Pootling around St Petersburg

Tomorrow, Euro Truck Simulator 2 comes (tragically) the closest it is ever likely to come to Eurovision Truck Simulator - with a wink and a smile, giving up on the idea that 'Euro' is any particular barrier to entry. I look forward to the surely forthcoming ETS2: Australia DLC. But for now, we get Beyond The Baltic Sea. Newbie ETS2 nations Lithuania, Latvia, and Estonia are all EU member states, so fair dinkum there, mate - but not so much Russia, some of the more Westerly reaches of which are now also accessible on 18 wheels.
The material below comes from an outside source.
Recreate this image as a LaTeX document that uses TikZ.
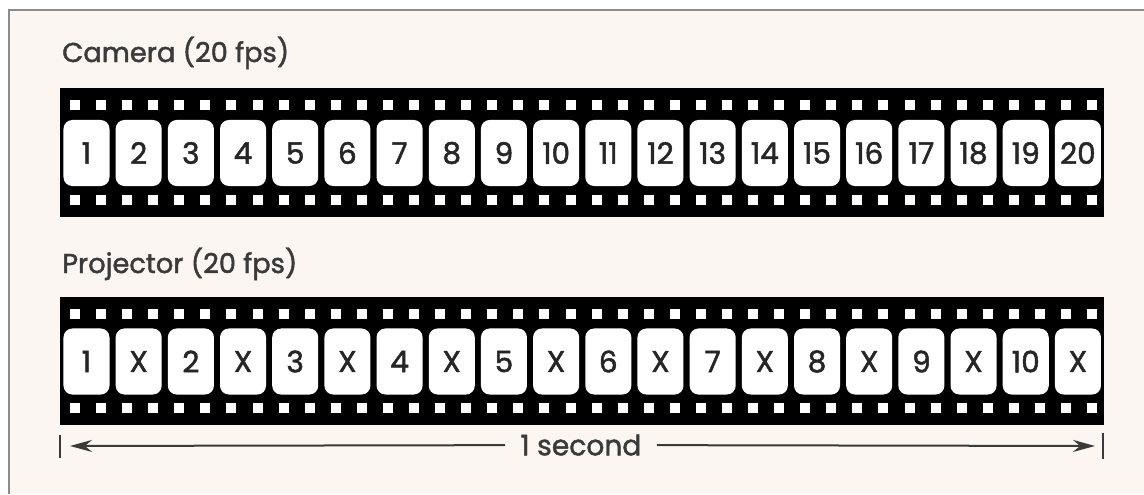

It's SCS's wonderful Truck Simulator series boldly embracing a whole new geopolitical region - and quite likely laying the groundwork for years of ongoing expansion, a la its splendid cousin American Truck Sim, rather than our getting a separate Putin Truck Simulator at some point. Question is, how different does St Petersburg feel from Swansea and Stockholm?

Quite a bit, actually. Granted, some of this is coloured by the SCS games' overall 'any culture you want, so long as it's stark' approach to lighting and stripped-down cities, but a few tours of Russia's second city and its surrounding countryside have both met and busted my Mother Russia expectations. In short, because I am an ignoramus, I expected brutal buildings, time-lost fashions and sinister government propaganda.

The former is true - squat, cruel rectangles, which in gaming terms evoke City-17 and Pripyat feels, abound. I let out a particularly big, bleak chuckle at the preposterously miserable HQ you're given if you start a new career in Russia:

This architecural dourness is, however, very much offset by huge expanses of gorgeous, forested countryside, which Russia-set games and movies hadn't really prepared me for me. A very pleasant and tranquil surprise indeed. This makes Russia feels like a bigger, less populated place than most of the ETS territories to date, but it's also mesmeric in its contrast between the most overtly man-made structures imaginable and all those trees.

No Putin posters, however, but I did see an incredibly creepy billboard advert for cake - creepy because a) it was seemingly just for cake in general, not a specific brand, shop or cafe, which is almost certainly an encrypted KGB codeword b) it was accompanied by a picture of three biscuits:

Bake news! Bake news!*

The thing that really baked my noodle, however, was that the road signs were not only in a different language, but also a different alphabet.

I felt more than ever like a strange driver in a strange land - figuring out where St Petersburg is by the shape of the word rather than the characters within, and having no idea where I was in relation to anything else (unless I looked at the map, but that's cheating). A glorious kind of lost. This is what I want from any new Truck Sim expansion: a feeling of being somewhere new.

Between the horrible buildings, the massive forests, the indecipherable road signs and the false cake advertising, I totally got that 'where the hell am I?' mingled excitement and anxiety I usually associate with getting on the miserable 90-minute courtesy bus ride from the airport.

That said, St Petersburg itself is a bit of a wash - more a collection of scenery locked behind those notorious ETS/ATS invisible walls than a place you can explore. There's a sense of distant immensity, but that's about it. However, the roads do occasionally yield striking sites, like this singularly Russian (war?) memorial.

You wouldn't find that in Reading.

All told, ETS 2's first taste of Russia feels a promising step into the relative unknown, a far cry from the pretty as a postcard nature of the recent Italia expansion. If it ever makes it to Moscow though, it really needs to get cities right first.

Euro Truck Simulator 2: Beyond The Baltic Sea is out tomorrow. It's £13.49/€17.99/$17.99 via Steam.

*Gag credit: Matthew Castle. But hopefully you will never read this footnote and presume that I am a genius.